Dans la maison
Il reste encore plus de trois mois avant la date prévue d'accouchement ; nous ne sommes pourtant pas du genre à tout préparer dans l'excitation, l'impatience et l'insouciance. Certains diront que c'est normal avec la grossesse que nous avons vécue pour les grumeaux ; disons qu'elle n'a fait que nous rendre plus prudents, plus méfiants mais que nous n'étions déjà pas du genre à repeindre la chambre pendant le premier trimestre. Cette fois-ci, c'est différent : les quelques réaménagements que nous avons prévus dans la maison vont prendre un peu de temps, mon mari souhaitait donc profiter du pont du 11 novembre (puisqu'il ne travaille pas lundi, lui !) pour s'y attaquer et éviter de laisser la maison "en chantier" plusieurs jours ou semaines s'il s'en occupait par intermittence le soir ou le week-end.
Et puis, comme les réaménagements prévus impliquent un changement de chambre pour Gaspard, nous voulons le préparer à l'arrivée de son petit frère suffisamment longtemps à l'avance pour qu'il ne soit pas trop perturbé et qu'il n'associe pas ce chamboulement à l'arrivée de Hector.
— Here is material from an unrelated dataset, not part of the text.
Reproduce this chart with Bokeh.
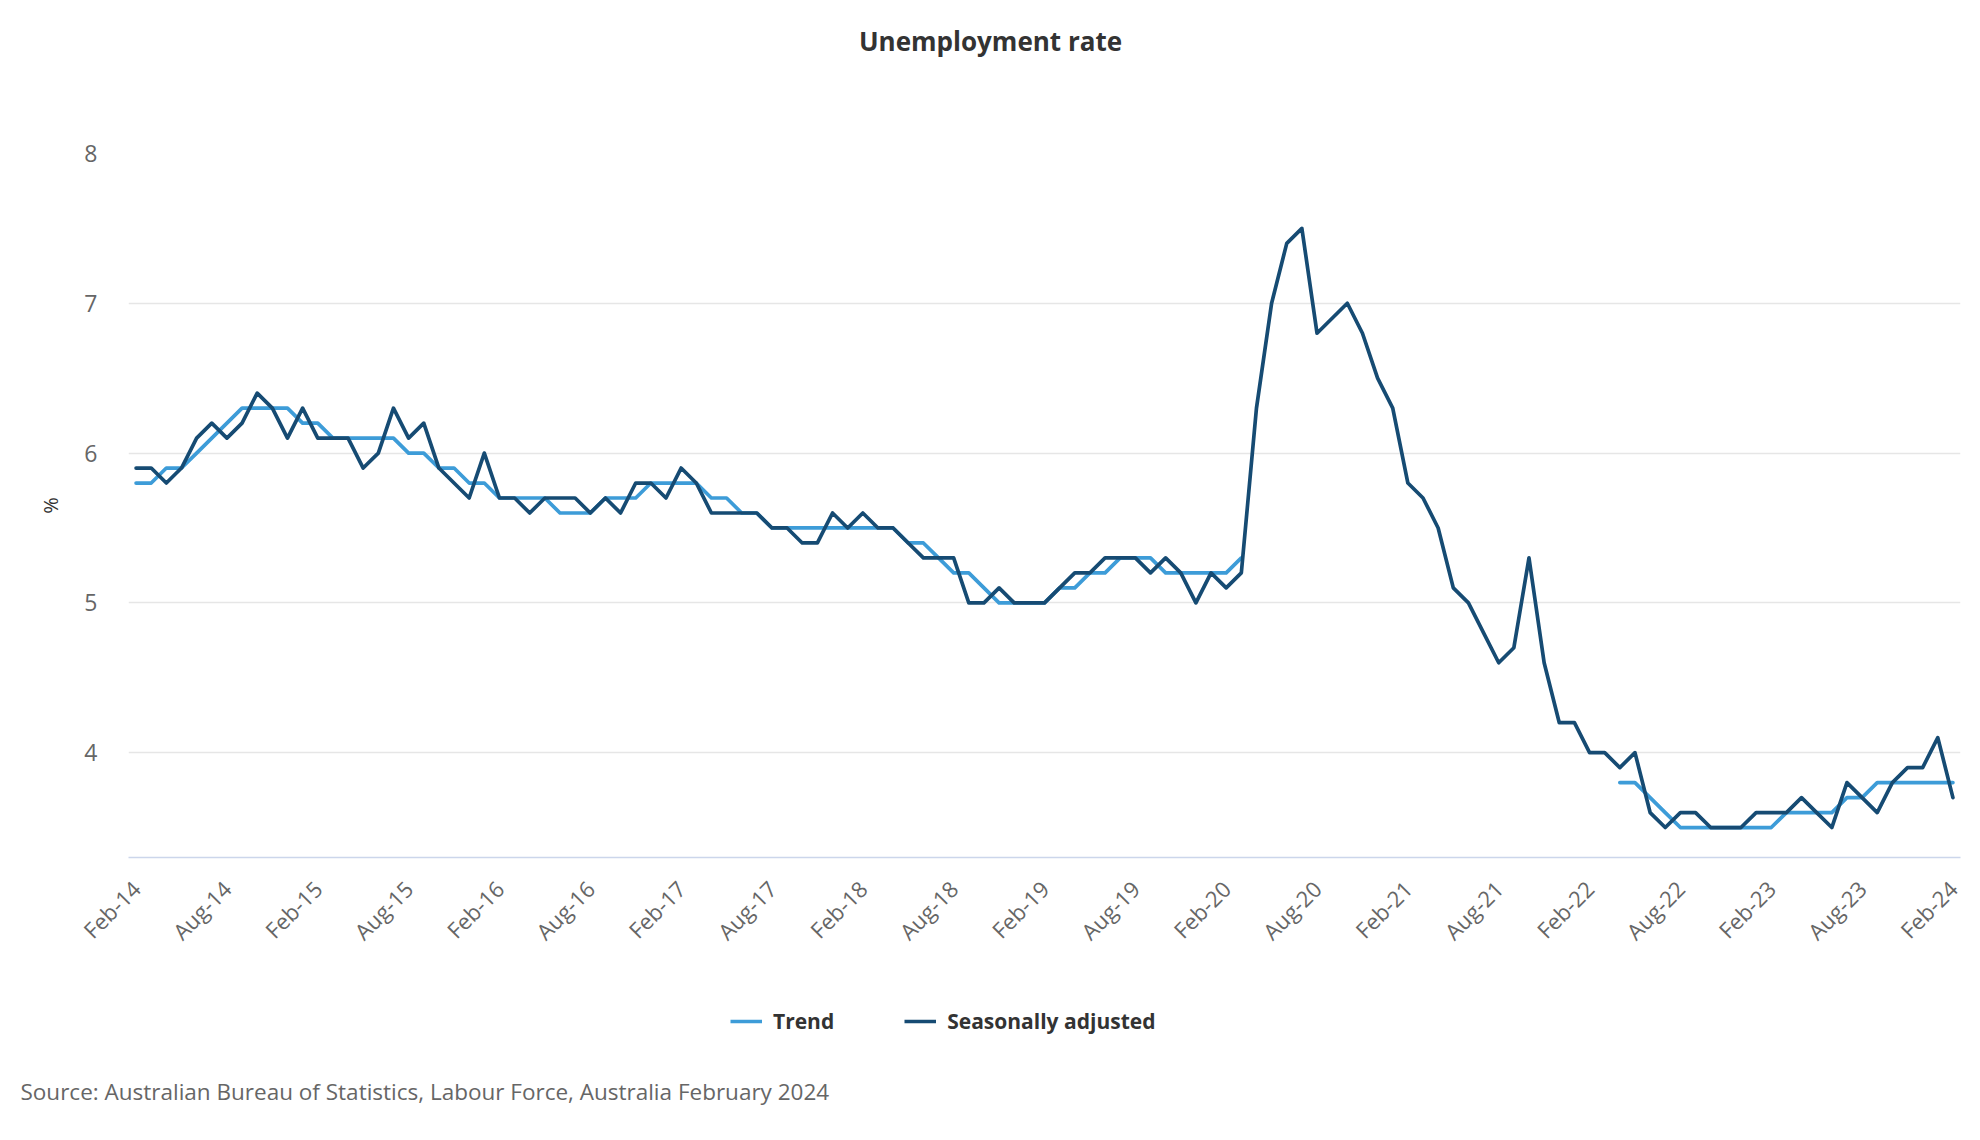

Ce soir, nous avons donc commencé à vider les meubles qui vont devoir changer de pièce pour l'arrivée de Hector. J'ai participé comme j'ai pu mais ai rapidement dû me contenter de regarder mon mari faire, mon bidon commençant à peser, surtout en fin de journée. J'aurais préféré pouvoir être plus active, ça m'aurait peut-être évité de cogiter...
Car l'aménagement que l'on entreprend pour accueillir Hector, c'est celui que nous aurions dû faire à notre entrée dans la maison il y a 13 mois, pour Élise et Gaspard. Nous disposons en effet d'une chambre au rez-de-chaussée, qui aurait dû être la nôtre dès le début et qui va désormais la devenir, et de deux chambres à l'étage, qui auraient dû être celles des grumeaux. En même temps, je suis heureuse de préparer tout ça pour Hector mais je ne peux m'empêcher de penser que les choses ne sont pas à leur place.
Et pour couronner le tout, l'angoisse inhérente à cette grossesse trouve dans ces remaniements un terreau fertile. À anticiper autant l'arrivée de Hector, moi qui ne suis pas superstitieuse, j'ai pourtant peur que ça ne nous porte malheur, comme si en rendant sa présence imminente un peu plus concrète, on jouait à provoquer le diable.
Nous préparons l'arrivée de Hector mais si c'est à lui qu'il arrive quelque chose ? Que fera-t-on si Hector n'arrive jamais dans sa chambre, dans son lit ?...
Combien ça coûte ?
Jeudi, aux Maternelles sur France 5, il était question du coût financier que représente l'arrivée d'un bébé et du système D que l'on peut déployer pour la préparer.
Nathalie Lebreton a parlé des résultats du sondage auquel ont répondu les téléspectateurs (on fera d'ailleurs semblant de ne pas avoir remarqué la faute de conjugaison !) :
Pour la grande majorité des parents, l'arrivée du premier enfant coûte au moins 4000€. Alors, quand j'entends ces questions plutôt anodines, je ne peux m'empêcher de me poser la question : "et chez nous, ça donne quoi ?".
Pour Gaspard, on nous a donné/prêté/offert beaucoup de choses alors nous en sommes très loin.
Pour Élise, c'est une autre histoire. Je vais peut-être choquer en évoquant ce sujet mais cela fait aussi partie de notre réalité de parents désenfantés.
Entre l'achat de la concession au cimetière, ses obsèques, la plaque provisoire en attendant l'érection du monument et le monument en question, nous avons dépensé pour Élise plus de 7000€ en moins de 8 mois. Il est certain que Gaspard aura besoin de plusieurs mois voire années pour rattraper cette somme.
Cela étant, je ne recherche pas l'apitoiement sur notre sort financier : ces dépenses, nous les avons "choisies".
Dans le cas d'Élise, puisqu'elle est née sans vie, nous aurions pu décider de ne pas nous occuper de ses obsèques mais cela était inconcevable pour nous.
Nous aurions pu préférer l'incinération mais cela ne nous correspond pas, à mon mari et à moi.
Nous aurions pu choisir une pierre plus courante mais nous ne voulions pas du gris moucheté que l'on retrouve partout.
Et si nous avons engagé ces dépenses, c'est que nous pouvons les assumer.
Je voulais juste vous en parler parce que c'est aussi ça, la réalité du deuil périnatal, aussi matérielle et triviale soit-elle.